Creedence Clearwater Revival (often abbreviated CCR) was an American rock band that gained popularity in the late 1960s and early 1970s with a number of successful singles drawn from various albums.
The group consisted of lead vocalist, lead guitarist and primary lyricist John Fogerty, rhythm guitarist and brother of John, Tom Fogerty, bassist Stu Cook, and drummer Doug Clifford. Their musical style encompassed rock and roll and swamp rock genres. Despite their San Francisco Bay Area origins, they are sometimes also cited as southern rock stylists.
CCR's music is still a staple of American and worldwide radio airplay and often figures in various media. The band has sold 26 million albums in the United States alone.
The group had suffered a setback in 1966 when the draft board called up John Fogerty and Doug Clifford for military service. Fogerty managed to enlist in the Army Reserve instead of the regular Army while Clifford did a tenure in the United States Coast Guard Reserve.
In 1967, Saul Zaentz purchased Fantasy Records from Weiss and offered the band a chance to record a full-length album, but only if the group changed its name. Never having liked The Golliwogs, the foursome readily agreed. Zaentz and the band agreed to come up with ten suggestions each, but he enthusiastically agreed to their first: Creedence Clearwater Revival. The band took the three elements from Creedence Nuball, a friend of Tom Fogerty; "clear water", from a TV commercial for Olympia beer; and revival, which spoke to the four members' renewed commitment to their band. (Other contenders were Muddy Rabbit, Gossamer Wump, and Creedence Nuball and the Ruby.) Unlike many other rock artists of the day, they eschewed drug use.
By 1968, Fogerty and Clifford had been discharged from military service. All four members subsequently quit their jobs and began a heavy schedule of rehearsing and playing area clubs full-time.

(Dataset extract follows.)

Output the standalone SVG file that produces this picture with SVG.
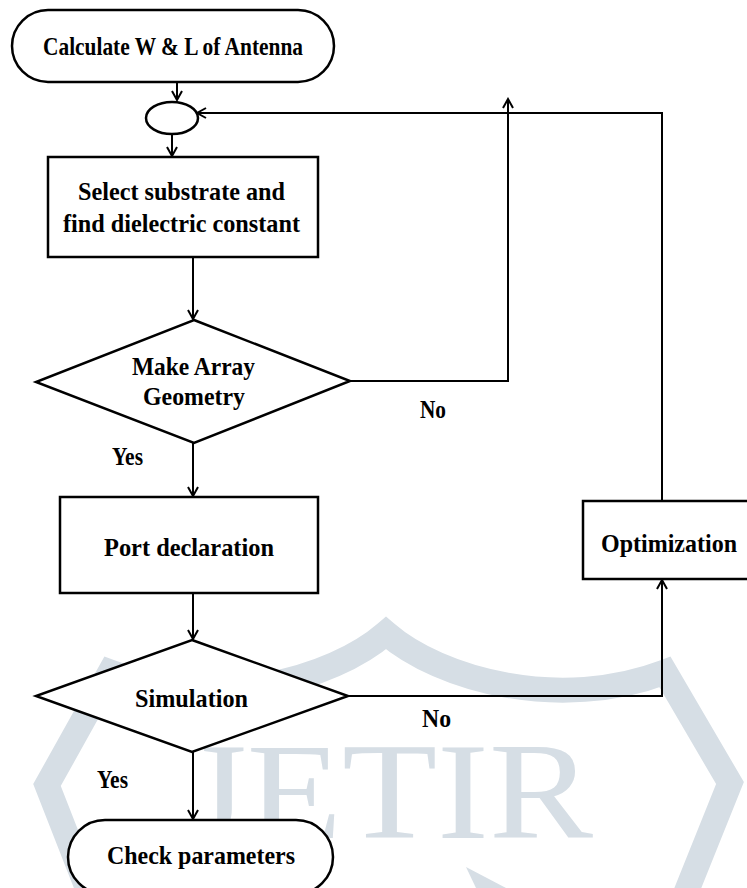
<svg xmlns="http://www.w3.org/2000/svg" width="747" height="888" viewBox="0 0 747 888">
<defs>
<style>
.shape{fill:#fff;stroke:#000;stroke-width:2.5}
.lbl{font-family:"Liberation Serif","Times New Roman",serif;font-weight:bold;font-size:26px;fill:#000}
.conn{fill:none;stroke:#000;stroke-width:2}
.wm{fill:none;stroke:#d6dee5;stroke-width:25;stroke-linejoin:miter}
</style>
<marker id="arr" markerUnits="userSpaceOnUse" markerWidth="14" markerHeight="14" viewBox="-12 -7 14 14" refX="0" refY="0" orient="auto">
<path d="M-9,-5 L0,0 L-9,5" fill="none" stroke="#000" stroke-width="2"/>
</marker>
</defs>
<rect width="747" height="888" fill="#fff"/>
<g id="watermark">
<path class="wm" d="M92,900 L47,785 L110,672 C212,712 332,680 386,633 C440,680 560,712 665,672 L730,783 L683,900"/>
<polygon points="466,867 506,888 476,888" fill="#d6dee5"/>
<text x="186" y="838" textLength="407" lengthAdjust="spacingAndGlyphs" style="font-family:'Liberation Serif',serif;font-size:138px;fill:#d6dee5">JETIR</text>
</g>
<g id="connectors">
<line class="conn" x1="177" y1="82" x2="177" y2="100" marker-end="url(#arr)"/>
<line class="conn" x1="172" y1="134" x2="172" y2="156" marker-end="url(#arr)"/>
<line class="conn" x1="193" y1="257" x2="193" y2="319" marker-end="url(#arr)"/>
<line class="conn" x1="193" y1="443" x2="193" y2="496" marker-end="url(#arr)"/>
<line class="conn" x1="193" y1="593" x2="193" y2="639" marker-end="url(#arr)"/>
<line class="conn" x1="193" y1="752" x2="193" y2="819" marker-end="url(#arr)"/>
<polyline class="conn" points="350,381 508,381 508,99" marker-end="url(#arr)"/>
<polyline class="conn" points="347,696 662,696 662,580" marker-end="url(#arr)"/>
<polyline class="conn" points="662,501 662,113 197,113" marker-end="url(#arr)"/>
</g>
<g id="calc">
<rect class="shape" x="12" y="10" width="322" height="72" rx="36"/>
<text class="lbl" x="43" y="55" textLength="260" lengthAdjust="spacingAndGlyphs">Calculate W &amp; L of Antenna</text>
</g>
<g id="junction">
<ellipse class="shape" cx="172" cy="118" rx="26" ry="16"/>
</g>
<g id="select">
<rect class="shape" x="48" y="157" width="270" height="100"/>
<text class="lbl" x="78" y="200" textLength="207" lengthAdjust="spacingAndGlyphs">Select substrate and</text>
<text class="lbl" x="63" y="232" textLength="237" lengthAdjust="spacingAndGlyphs">find dielectric  constant</text>
</g>
<g id="geometry">
<polygon class="shape" points="194,320 350,381 194,443 36,382"/>
<text class="lbl" x="132" y="375" textLength="123" lengthAdjust="spacingAndGlyphs">Make Array</text>
<text class="lbl" x="143" y="405" textLength="102" lengthAdjust="spacingAndGlyphs">Geometry</text>
</g>
<g id="labels">
<text class="lbl" x="420" y="418" textLength="26" lengthAdjust="spacingAndGlyphs">No</text>
<text class="lbl" x="112" y="465" textLength="31" lengthAdjust="spacingAndGlyphs">Yes</text>
<text class="lbl" x="422" y="727" textLength="29" lengthAdjust="spacingAndGlyphs">No</text>
<text class="lbl" x="97" y="788" textLength="31" lengthAdjust="spacingAndGlyphs">Yes</text>
</g>
<g id="port">
<rect class="shape" x="60" y="497" width="258" height="96"/>
<text class="lbl" x="104" y="556" textLength="170" lengthAdjust="spacingAndGlyphs">Port declaration</text>
</g>
<g id="optimization">
<rect class="shape" x="583" y="501" width="180" height="78"/>
<text class="lbl" x="601" y="552" textLength="136" lengthAdjust="spacingAndGlyphs">Optimization</text>
</g>
<g id="simulation">
<polygon class="shape" points="192,640 348,696 192,752 36,696"/>
<text class="lbl" x="135" y="707" textLength="113" lengthAdjust="spacingAndGlyphs">Simulation</text>
</g>
<g id="check">
<rect class="shape" x="68" y="820" width="265" height="74" rx="37"/>
<text class="lbl" x="107" y="864" textLength="188" lengthAdjust="spacingAndGlyphs">Check parameters</text>
</g>
</svg>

The resulting 1968 debut album Creedence Clearwater Revival struck a responsive note with the emerging underground pop culture press, which touted CCR as a band worthy of attention. More importantly, AM radio programmers around the United States took note when a song from the LP, "Suzie Q", received substantial airplay in the San Francisco Bay Area as well as on Chicago's WLS. Blues aficionados doubtless appreciated the similarities between CCR's tough style and R&B artists on the Chess and Vee-Jay labels.
A remake of a 1956 song by rockabilly singer Dale Hawkins, "Suzie Q" was the band's second single, and its first to crack the Top 40. Reaching #11 nationally, it would be Creedence's only Top 40 hit not written by John Fogerty. Two other singles from the debut were released: a cover of Screamin' Jay Hawkins' "I Put a Spell On You" (which made it to #58) and "Porterville", written during John Fogerty's Army Reserve stint.